Wednesday, February 2, 2011

The Importance of Being Explicit

by Lauren Becker and Hannah Oliver

This is something that may seem obvious, but many writers—whether they are freshman or graduate students—often lack clarity in their papers. Sometimes, writers feel like being explicit may give away a climactic moment within their argument. Other times, writers believe that their argument is implicit and does not have to be expressed any more than it already is.

Whatever the case may be, it never hurts to be blunt in your papers. Hit your reader over the head with your point! Don't be ashamed to be assertive. This way, your readers won't have to search for your claim, and you won't have to worry that they may not “get it.”

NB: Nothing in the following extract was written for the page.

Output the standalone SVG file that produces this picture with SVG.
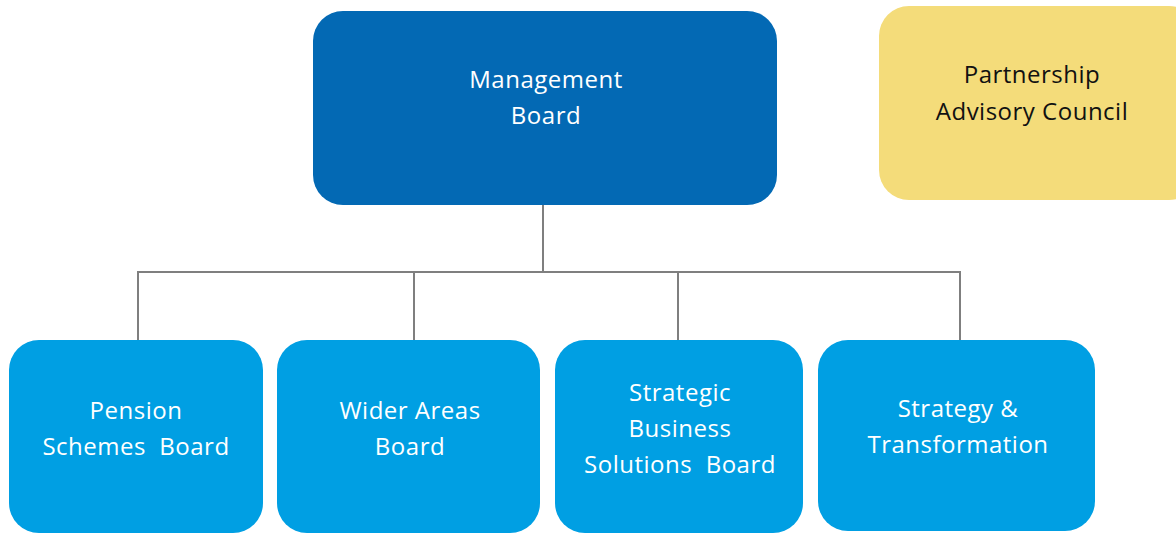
<svg xmlns="http://www.w3.org/2000/svg" width="1176" height="534" viewBox="0 0 1176 534">
  <style>
    .lbl { font-family: "Open Sans", "Noto Sans", "DejaVu Sans", sans-serif; font-size: 24px; letter-spacing: 0.5px; text-anchor: middle; white-space: pre; }
    .light { fill: #ffffff; }
    .dark { fill: #111111; }
    .main { fill: #0369B4; }
    .sub { fill: #009FE3; }
    .side { fill: #F4DC7A; }
    .conn { fill: none; stroke: #7F7F7F; stroke-width: 2; }
  </style>
  <rect width="1176" height="534" fill="#ffffff"/>

  <!-- connectors -->
  <g id="connectors">
    <path class="conn" d="M543 205 V272"/>
    <path class="conn" d="M138 340 V272 H960 V340"/>
    <path class="conn" d="M414 272 V340"/>
    <path class="conn" d="M678 272 V340"/>
  </g>

  <!-- management board -->
  <g id="management-board">
    <rect class="main" x="313" y="11" width="464" height="194" rx="30"/>
    <text class="lbl light" x="546" y="88">Management</text>
    <text class="lbl light" x="546" y="124">Board</text>
  </g>

  <!-- advisory council -->
  <g id="partnership-advisory-council">
    <rect class="side" x="879" y="6" width="320" height="194" rx="30"/>
    <text class="lbl dark" x="1032" y="83">Partnership</text>
    <text class="lbl dark" x="1032" y="120">Advisory Council</text>
  </g>

  <!-- boards -->
  <g id="pension-schemes-board">
    <rect class="sub" x="9" y="340" width="254" height="193" rx="30"/>
    <text class="lbl light" x="136" y="419">Pension</text>
    <text class="lbl light" x="136" y="455" xml:space="preserve">Schemes  Board</text>
  </g>

  <g id="wider-areas-board">
    <rect class="sub" x="277" y="340" width="263" height="193" rx="30"/>
    <text class="lbl light" x="410" y="419">Wider Areas</text>
    <text class="lbl light" x="410" y="455">Board</text>
  </g>

  <g id="strategic-business-solutions-board">
    <rect class="sub" x="555" y="340" width="248" height="193" rx="30"/>
    <text class="lbl light" x="680" y="401">Strategic</text>
    <text class="lbl light" x="680" y="437">Business</text>
    <text class="lbl light" x="680" y="473" xml:space="preserve">Solutions  Board</text>
  </g>

  <g id="strategy-transformation">
    <rect class="sub" x="818" y="340" width="277" height="191" rx="30"/>
    <text class="lbl light" x="958" y="417">Strategy &amp;</text>
    <text class="lbl light" x="958" y="453">Transformation</text>
  </g>
</svg>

Many writers feel that being explicit is tantamount to being repetitive. This is not the case as long as what you say adds to your overall claim. As long as you reassert your point in new ways, such as after introducing new evidence or restating a topic sentence at the end of the paragraph, this does not count as repetition.

Here are some places where being explicit will help give your writing clarity:

In your thesis statement:

This is perhaps the most important place for you to be explicit. When stating the main claim in your paper, you should make sure to include the main points you will prove. For example, if you  plan to use x, y, and z as evidence throughout your paper to prove your main claim, your thesis should explicitly say that you will be using x, y, and z. Here are some examples:

Unclear Thesis:           In analyzing Death of a Salesman, we can see that Arthur
                                           Miller feels very badly about the modern lifestyle.

Clear Thesis:               In Henry V, Shakespeare depicts the struggle of King Henry in
                                         order to highlight the class conflicts of Renaissance England
                                         through the social climbing of the dukes, the inspirational
                                         speeches, and the skeletons in Henry’s closet.

The first thesis is unclear because it states a claim and does not show the evidence the writer will use to prove it. It is also an example of a descriptive thesis, which means that its claim is something that talks about a nuance within a topic without explaining why it impacts our interpretation of it.

Tip: Give your thesis teeth! Make it a “teethis.” It should be something that has bite, something that you can potentially disprove. This kind of thesis makes the best paper.

The second thesis is much more explicit. It states a claim and provides us with the ways the writer will back it up. There is no way a person reading that thesis will not understand what the paper is setting out to do and how.

When starting a new paragraph:

Topic sentences are often discussed but rarely explained. When starting a new paragraph, you should have an idea of what claim that paragraph will prove. The subject of each paragraph, while it may be discussing the overall idea of the paper, should still introduce a topic that you have not previously discussed in its entirety. Each topic sentence should tell your reader exactly what that paragraph will deal with. This does not have to be the first sentence of the paragraph if the topic sentence is not a good transition sentence, but it should be close to the beginning.

Tip: This is also a good tool to use when trying to organize your paper. If you go through your paper in the editing process and decide you are worried about organization, try making a list of your topic sentences. If the order that list is in makes sense, it usually means the flow of your paper will too.

When introducing quotations:

When introducing a quotation, you should have an on-ramp and an off-ramp. The on-ramp tells you why this quotation is useful or pertinent to your argument, and the off-ramp explains what you have learned from the quote. The same is true about paraphrasing. When you paraphrase a primary source, you should make it clear why this plot point or claim from research progresses your argument. This is what good on-ramps and off-ramps look like:

Introduction of evidence:      In his book Hamlet in Purgatory, Stephen Greenblatt
                                                           says that Hamlet progressively forgets his father
                                                           and becomes more reckless.

Explication:                                 What he means here is that as Hamlet forgets his
                                                          father, he begins to forget why he set out to murder
                                                          his uncle, and his actions reflect this lapse in memory.
                                                          Therefore, one can see how Hamlet’s forgetfulness
                                                          leads to an increase in action.

When concluding your paper:

Conclusions are notoriously tricky. Your conclusion should restate your argument and the claims you have made throughout your paper, but it should not simply repeat word-for-word what you have already said. At the same time, you should not introduce anything new. You should use your conclusion to piece together your evidence one last time before your reader reaches the end of the paper. In your conclusion, you have one last chance to be explicit. Do not hold back in you conclusion, but rather make a lasting impression on the mind of your reader by reasserting your faith in your claim.